Editorials in magazines targeted at salarymen, on the other hand, often expressed concern about the social changes marked by the explosion of such foods, and particularly about the perceived oversimplification of domestic labor. Although there was no disagreement that the proliferation of household kitchen technologies and scientifically preserved foods in working households was a sign of national economic achievement—an indication that the Japanese were catching up with the often-touted “American” standard of living—the reduction in time required to cook became a matter of controversy for male-targeted magazine writers, who stoked fears that an “American” approach to domestic labor had also been imported into Japan. An article from the literary journal Shōsetsu Kōen nicely illustrates this tension by addressing the advent of frozen food, its impact on gender relations, and the differences between the use of household durables in Japan and the United States.

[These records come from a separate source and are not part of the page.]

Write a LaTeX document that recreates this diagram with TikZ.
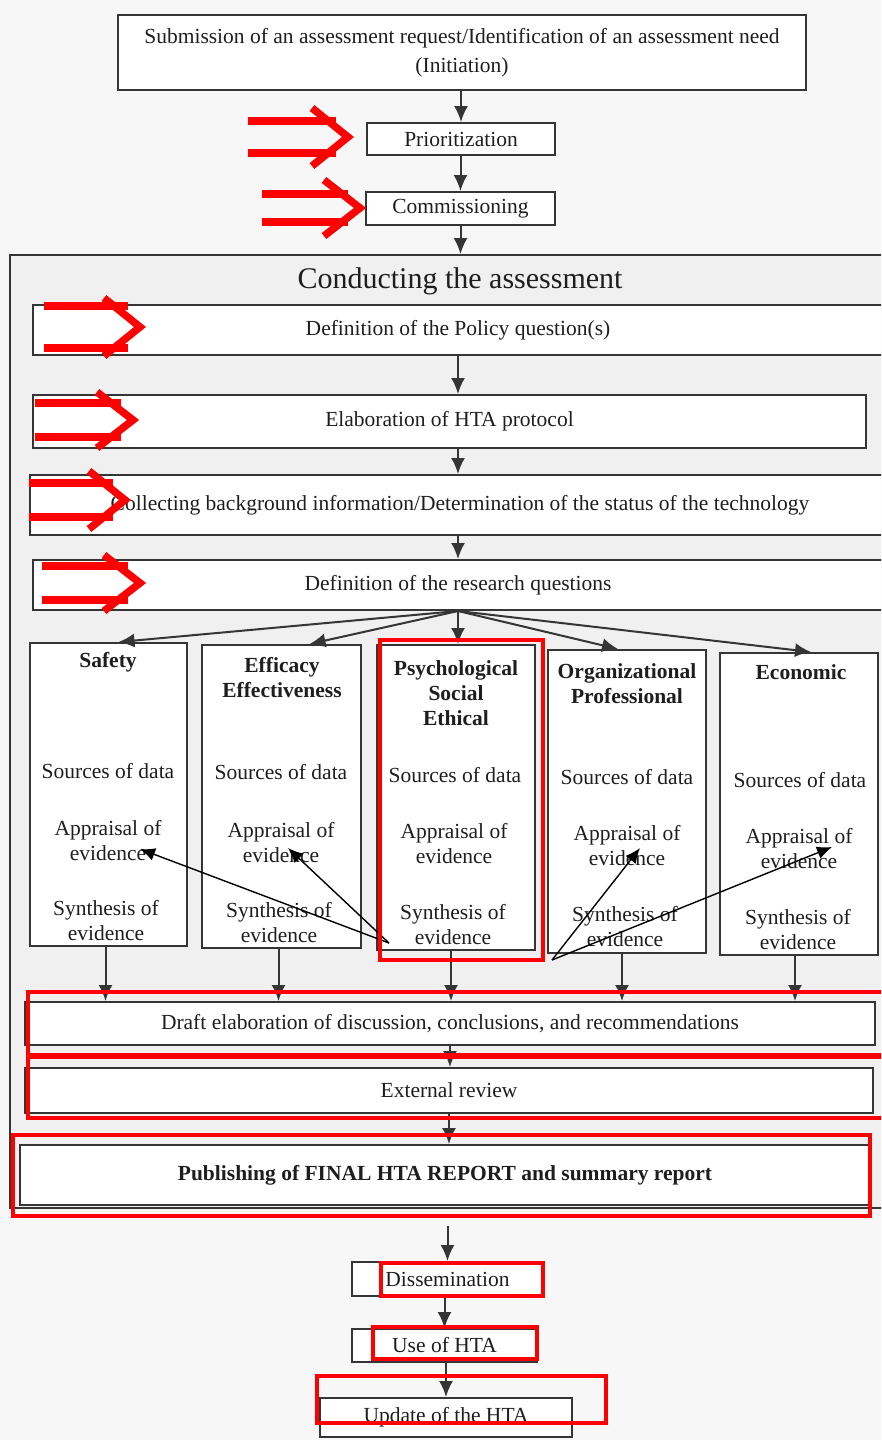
\documentclass[tikz,border=0pt]{standalone}
\usepackage{fontspec}
\setmainfont{Liberation Serif}
\usetikzlibrary{arrows.meta}
\definecolor{ink}{HTML}{1E1E1E}
\definecolor{hl}{HTML}{FF0000}
\newcommand{\fsz}{\fontsize{21.5}{25}\selectfont}
\newcommand{\hlarrow}[5]{% apex x, apex y, tail length, half gap, chevron half height
  \draw[redarrow] (#1-#3-12,#2-#4) -- (#1-12,#2-#4);
  \draw[redarrow] (#1-#3-12,#2+#4) -- (#1-12,#2+#4);
  \draw[redarrow,miter limit=10] (#1-36,#2-#5) -- (#1,#2) -- (#1-36,#2+#5);}
\tikzset{
  box/.style={draw=ink!90, line width=2pt, fill=white, inner sep=0pt, text=ink, font=\fsz, align=center},
  flow/.style={draw=ink!90, line width=2pt, -{Latex[length=16pt,width=14pt]}},
  note/.style={draw=black, line width=1.4pt, -{Latex[length=15pt,width=13pt]}},
  frame/.style={draw=hl, line width=3.5pt},
  redarrow/.style={draw=hl, line width=7.5pt},
  lbl/.style={text=ink, font=\fsz, align=center, inner sep=0pt},
  ttl/.style={text=ink, font=\fsz\bfseries, align=center, inner sep=0pt},
}
\begin{document}
\begin{tikzpicture}[x=1pt,y=-1pt]
\useasboundingbox (0,0) rectangle (881,1440);
\clip (0,0) rectangle (881,1440);
\fill[black!3] (0,0) rectangle (881,1440);

% top sequence
\node[box, minimum width=688pt, minimum height=75pt, font=\fontsize{21.5}{29}\selectfont] (init) at (462,52.5)
  {Submission of an assessment request/Identification of an assessment need\\(Initiation)};
\node[box, minimum width=188pt, minimum height=32pt] (prior) at (461,139) {Prioritization};
\node[box, minimum width=189pt, minimum height=33pt] (comm) at (460.5,208.5) {Commissioning};

% outer box
\node[draw=ink!90, line width=2pt, fill=black!6, minimum width=880pt, minimum height=953pt, inner sep=0pt] (outer) at (450,731.5) {};
\node[lbl, font=\fontsize{30}{34}\selectfont] (title) at (460,281) {Conducting the assessment};

\node[box, minimum width=850pt, minimum height=50pt] (policy) at (458,330) {Definition of the Policy question(s)};
\node[box, minimum width=833pt, minimum height=53pt] (elab) at (449.5,421.5) {Elaboration of HTA protocol};
\node[box, minimum width=860pt, minimum height=60pt] (collect) at (460,505) {Collecting background information/Determination of the status of the technology};
\node[box, minimum width=850pt, minimum height=50pt] (research) at (458,585) {Definition of the research questions};

% columns
\node[box, minimum width=157pt, minimum height=303pt] (safety) at (108.5,794.5) {};
\node[box, minimum width=159pt, minimum height=303pt] (efficacy) at (281.5,796.5) {};
\node[box, minimum width=158pt, minimum height=305pt] (psych) at (456,797.5) {};
\node[box, minimum width=158pt, minimum height=303pt] (org) at (627,801.5) {};
\node[box, minimum width=158pt, minimum height=302pt] (econ) at (799,804) {};

\node[ttl] (saT) at (108,662) {Safety};
\node[lbl] (saS) at (108,771) {Sources of data};
\node[lbl] (saA) at (108,841) {Appraisal of\\evidence};
\node[lbl] (saY) at (106,921) {Synthesis of\\evidence};

\node[ttl] (efT) at (282,678) {Efficacy\\Effectiveness};
\node[lbl] (efS) at (281,772) {Sources of data};
\node[lbl] (efA) at (281,843) {Appraisal of\\evidence};
\node[lbl] (efY) at (279,923) {Synthesis of\\evidence};

\node[ttl] (psT) at (456,693.5) {Psychological\\Social\\Ethical};
\node[lbl] (psS) at (455,775) {Sources of data};
\node[lbl] (psA) at (454,844) {Appraisal of\\evidence};
\node[lbl] (psY) at (453,925) {Synthesis of\\evidence};

\node[ttl] (orT) at (627,683.5) {Organizational\\Professional};
\node[lbl] (orS) at (627,777) {Sources of data};
\node[lbl] (orA) at (627,846) {Appraisal of\\evidence};
\node[lbl] (orY) at (625,927) {Synthesis of\\evidence};

\node[ttl] (ecT) at (801,672) {Economic};
\node[lbl] (ecS) at (800,780) {Sources of data};
\node[lbl] (ecA) at (799,849) {Appraisal of\\evidence};
\node[lbl] (ecY) at (798,930) {Synthesis of\\evidence};

% lower boxes
\node[box, minimum width=850pt, minimum height=43pt] (draft) at (450,1023.5) {Draft elaboration of discussion, conclusions, and recommendations};
\node[box, minimum width=848pt, minimum height=45pt] (review) at (449,1090.5) {External review};
\node[box, minimum width=850pt, minimum height=60pt, font=\fsz\bfseries] (publ) at (445,1175) {Publishing of FINAL HTA REPORT and summary report};

\node[box, minimum width=191pt, minimum height=34pt] (dissem) at (447.5,1279) {Dissemination};
\node[box, minimum width=185pt, minimum height=33pt] (use) at (444.5,1345.5) {Use of HTA};
\node[box, minimum width=252pt, minimum height=39pt] (update) at (446,1417.5) {Update of the HTA};

% flow arrows
\draw[flow] (prior.north |- init.south) -- (prior.north);
\draw[flow] (comm.north |- prior.south) -- (comm.north);
\draw[flow] (comm.south) -- (comm.south |- outer.north);
\draw[flow] (policy.south) -- (policy.south |- elab.north);
\draw[flow] (elab.south -| policy.south) -- (collect.north -| policy.south);
\draw[flow] (collect.south -| research.south) -- (research.north);
\draw[flow] (research.south) -- ([xshift=10pt]safety.north);
\draw[flow] (research.south) -- ([xshift=28pt]efficacy.north);
\draw[flow] (research.south) -- (research.south |- psych.north);
\draw[flow] (research.south) -- ([xshift=-9pt]org.north);
\draw[flow] (research.south) -- ([xshift=12pt]econ.north);
\draw[flow] ([xshift=-3pt]safety.south) -- ([xshift=-3pt]safety.south |- draft.north);
\draw[flow] ([xshift=-3pt]efficacy.south) -- ([xshift=-3pt]efficacy.south |- draft.north);
\draw[flow] ([xshift=-5pt]psych.south) -- ([xshift=-5pt]psych.south |- draft.north);
\draw[flow] ([xshift=-5pt]org.south) -- ([xshift=-5pt]org.south |- draft.north);
\draw[flow] ([xshift=-4pt]econ.south) -- ([xshift=-4pt]econ.south |- draft.north);
\draw[flow] (draft.south) -- (draft.south |- review.north);
\draw[flow] (review.south) -- (review.south |- publ.north);
\draw[flow] ([yshift=-20pt]dissem.north |- publ.south) -- (dissem.north);
\draw[flow] (use.north |- dissem.south) -- (use.north);
\draw[flow] (update.north |- use.south) -- (update.north);

% black annotation arrows
\coordinate (n1) at (389,943);
\coordinate (n2) at (552,960);
\coordinate (t1) at (140,849);
\coordinate (t2) at (288,848);
\coordinate (t3) at (640,848);
\coordinate (t4) at (832,847);
\draw[note] (n1) -- (t1);
\draw[note] (n1) -- (t2);
\draw[note] (n2) -- (t3);
\draw[note] (n2) -- (t4);

% red double arrows
\hlarrow{348}{137}{88}{16}{29}
\hlarrow{360}{208}{86}{14}{28}
\hlarrow{140}{327}{84}{21}{29}
\hlarrow{133}{420}{86}{17}{28}
\hlarrow{125}{500}{84}{17}{29}
\hlarrow{140}{583}{86}{17}{28}

% red frames
\draw[frame] (380,640) rectangle (543,960);
\draw[frame] (28,992) rectangle (885,1055);
\draw[frame] (28,1057) rectangle (885,1118);
\draw[frame] (13,1135) rectangle (870,1216);
\draw[frame] (381,1263) rectangle (543,1296);
\draw[frame] (373,1327) rectangle (537,1359);
\draw[frame] (317,1376) rectangle (606,1423);
\end{tikzpicture}
\end{document}
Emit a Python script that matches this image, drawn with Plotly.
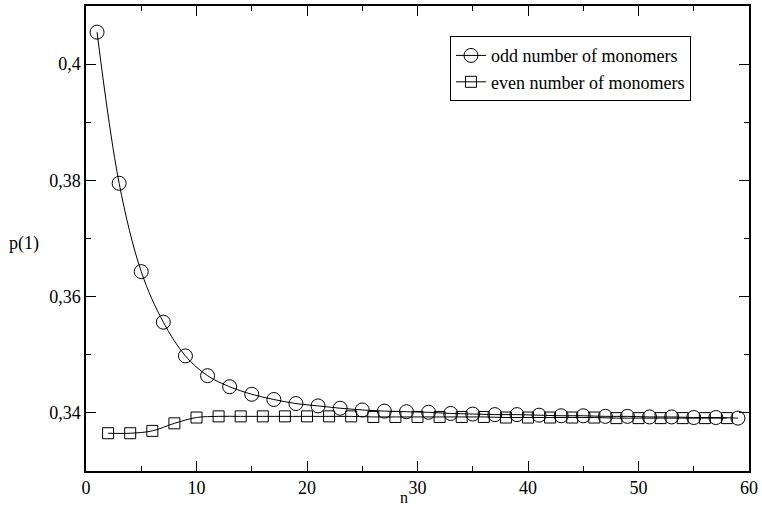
import plotly.graph_objects as go

odd_n = list(range(1, 60, 2))
odd_p = [0.4055, 0.3795, 0.3643, 0.3556, 0.3498, 0.3464, 0.3445, 0.3432, 0.3423, 0.3416,
         0.3412, 0.3408, 0.3405, 0.3403, 0.3402, 0.3401, 0.3399, 0.3398, 0.3397, 0.3397,
         0.3396, 0.3395, 0.3395, 0.3394, 0.3394, 0.3393, 0.3393, 0.3392, 0.3392, 0.3391]

even_n = list(range(2, 59, 2))
even_p = [0.3365, 0.3365, 0.3369, 0.3382, 0.3392, 0.3394, 0.3394, 0.3394, 0.3394, 0.3394,
          0.3394, 0.3394, 0.3393, 0.3393, 0.3393, 0.3393, 0.3393, 0.3393, 0.3392, 0.3392,
          0.3392, 0.3392, 0.3392, 0.3391, 0.3391, 0.3391, 0.3391, 0.3391, 0.3391]

font = "Liberation Serif"

fig = go.Figure()
fig.add_trace(go.Scatter(
    x=odd_n, y=odd_p, mode="lines+markers", name="odd number of monomers",
    line=dict(color="black", width=1, shape="spline"),
    marker=dict(symbol="circle-open", size=14, color="black", line=dict(width=1)),
))
fig.add_trace(go.Scatter(
    x=even_n, y=even_p, mode="lines+markers", name="even number of monomers",
    line=dict(color="black", width=1, shape="spline"),
    marker=dict(symbol="square-open", size=11, color="black", line=dict(width=1)),
))

axis_common = dict(
    showgrid=False, zeroline=False, showline=True, linecolor="black", linewidth=1.5,
    mirror="allticks", ticks="inside", ticklen=10, tickwidth=1, tickcolor="black",
    tickfont=dict(family=font, size=18, color="black"),
)

fig.update_layout(
    width=762, height=507,
    margin=dict(l=86, r=10, t=4, b=36),
    paper_bgcolor="white", plot_bgcolor="white",
    separators=",.",
    showlegend=True,
    font=dict(family=font, size=18, color="black"),
    legend=dict(
        x=0.549, y=0.935, xanchor="left", yanchor="top",
        bgcolor="white", bordercolor="black", borderwidth=1,
        font=dict(family=font, size=18, color="black"),
        tracegroupgap=0, itemwidth=30,
    ),
    xaxis=dict(range=[0, 60], dtick=10, tick0=0,
               minor=dict(dtick=5, ticklen=5, ticks="inside", tickcolor="black"),
               **axis_common),
    yaxis=dict(range=[0.33, 0.41], dtick=0.02, tick0=0.34, tickformat=".2~f",
               minor=dict(dtick=0.01, ticklen=5, ticks="inside", tickcolor="black"),
               **axis_common),
)
pw, ph = 762 - 86 - 10, 507 - 4 - 36
fig.add_annotation(text="p(1)", x=(24 - 86) / pw, y=(471 - 243) / ph, xref="paper", yref="paper",
                   showarrow=False, xanchor="center", yanchor="middle",
                   font=dict(family=font, size=18, color="black"))
fig.add_annotation(text="n", x=(405 - 86) / pw, y=(471 - 498) / ph, xref="paper", yref="paper",
                   showarrow=False, xanchor="center", yanchor="middle", borderpad=0,
                   font=dict(family=font, size=16, color="black"))

fig.write_html("out.html")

The anonymous author begins by mentioning that the largest news story of the year was the record sales of washing machines, refrigerators, and televisions. Rather than being a cause of celebration, however, the writer views this situation only as evidence of how relatively poor and inconvenient everyday life in Japan had been until that point. He argues, “In America, ownership of dishwashers (let alone washing machines) is so common that it does not even generate any interest. Now on top of that we have ‘frozen food.’ After being liberated from the duties of cleaning and laundering, housewives are now being freed from even the duty of cooking.”98

After describing for unfamiliar readers what frozen food is and how it is prepared, he continues, “People’s first thought may be that such an item cannot possibly taste good, but that is because they are thinking of the frozen foods they already know, such as hokke or tara [two varieties of cod]. But the frozen foods being sold today [in the United States] have been developed and improved significantly over the last ten years.